AI has the strongest impact on jobs involving routine tasks such as:

  • Data entry and clerical work
  • Basic customer service
  • Repetitive administrative functions
  • Simple bookkeeping

Because AI systems can automate predictable, rule-based work faster and more cheaply, workers in these areas are more likely to see reductions or role shifts.

Roles More Resilient

On the other hand, jobs that are unlikely to be automated quickly include:

  • Healthcare, teaching and caregiving
  • Creative industries
  • Jobs requiring emotional intelligence
  • Skilled trade work
  • Entrepreneurial and strategic decision-making roles

Many of these require distinctly human capabilities that AI cannot replicate effectively today. Research consistently affirms the rising importance of social, emotional, and higher cognitive skills areas where machines lag behind humans.

3. Skills That Will Matter Most in the AI Era

A key theme in AI research is that skill demand, not job titles, determines employability. Workers who build competitive capabilities stand to benefit the most not just survive.

Core Future-Proof Skills

• Digital and AI literacy — understanding how to use and collaborate with AI
• Critical thinking & problem-solving — solving non-routine problems
• Communication & collaboration — soft skills machines can’t mimic
• Creativity & innovation — designing new ideas, products, processes
• Lifelong learning mindset — adapting as jobs evolve

Multiple systematic reviews of global literature show that humans with multidisciplinary knowledge and flexible skills will increasingly be in demand as AI spreads.

4. The Ghana & West Africa Context

In Ghana, the United Nations warns that labour market pressures are rising as AI reshapes work, and that without complementary investment in upskilling and inclusion, inequality could widen.

The report emphasises that targeted reskilling programmes especially in digital and data skills are essential to ensure that AI contributes to shared prosperity and not just technological exclusion.

A separate academic survey across several African countries (including Ghana) highlights broad awareness of AI’s importance but finds that practical training, industry collaboration, and equitable access remain weak leaving many workers unprepared for the shift.

5. What Workers Should Do Next

The research suggests that the individuals who will thrive aren’t those who fight AI they’re those who adapt to work alongside it. Here are key actions professionals in West Africa can take:

⭐ Step 1: Start with Digital Skills

AI and data literacy are foundational.
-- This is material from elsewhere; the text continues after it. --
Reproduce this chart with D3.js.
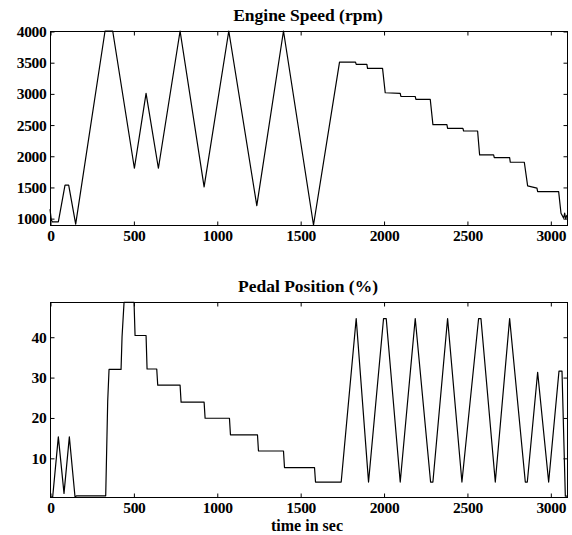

Even basic familiarity helps professionals work faster and more creatively.

⭐ Step 2: Combine Human-Focused Skills with Tech

Knowing how to communicate, empathise, lead, and solve complex problems remains a human strength that AI amplifies when paired with digital tools.

⭐ Step 3: Seek Lifelong Learning Opportunities

Micro-credentials, online certifications, and on-the-job training help workers stay relevant as workplaces evolve.

⭐ Step 4: Lean Into Inclusive Growth

Employers and policymakers must prioritise training access for all groups, especially underserved communities and youths in Ghana and West Africa.

Final Takeaway

AI isn’t here to take your job, lack of preparation and relevant skills is.
If we embrace continuous learning, invest in future-proof skills, and build systems that empower workers, AI will likely create more opportunities than it absorbs.

This isn’t just a technological shift it’s a career revolution. And the better equipped individuals and organisations are, the more we all benefit.